Oil Market Review

Monthly Review

  • September 2017

    In August, Brent North Sea quality opened at $51.52/b and closed at $52.85/b, while West Texas Intermediate price reduced, moving from $49.03/b to $47.11/b.

    During the first part of the month, both the European and Asian benchmark and the American reference were quite stable. In particular, on August 9th, Brent quoted at $52.76/b because the futures related to this quality returned in backwardation, while WTI reached its monthly high at $49.81/b.

    Subsequently, oil prices diminished and, on August 16th, both qualities touched their monthly low, quoting at $50.34/b and at $46.79/b as OPEC compliance to November 2016 agreement fell to 75% and U.S. oil production overcame 9,500,002 b/d for the first time since July 2015. Moreover, this latter data explain to us while WTI bearish trend was stronger than Brent tendency.
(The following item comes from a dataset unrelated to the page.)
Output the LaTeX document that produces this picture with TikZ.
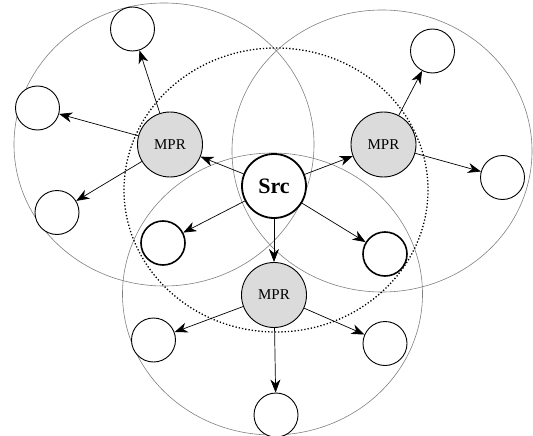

    During the last ten days of August, whereas Brent prices raised thanks to the dollar depreciation over the euro – 1.2048 €/$ on August 29th, the lowest since January 2015 – WTI did not significantly recover as a consequence of Hurricane Harvey, which hit Texas. In fact, refinery outages mean a steep drop in oil demand (-5% in comparison with the 3rd week of August).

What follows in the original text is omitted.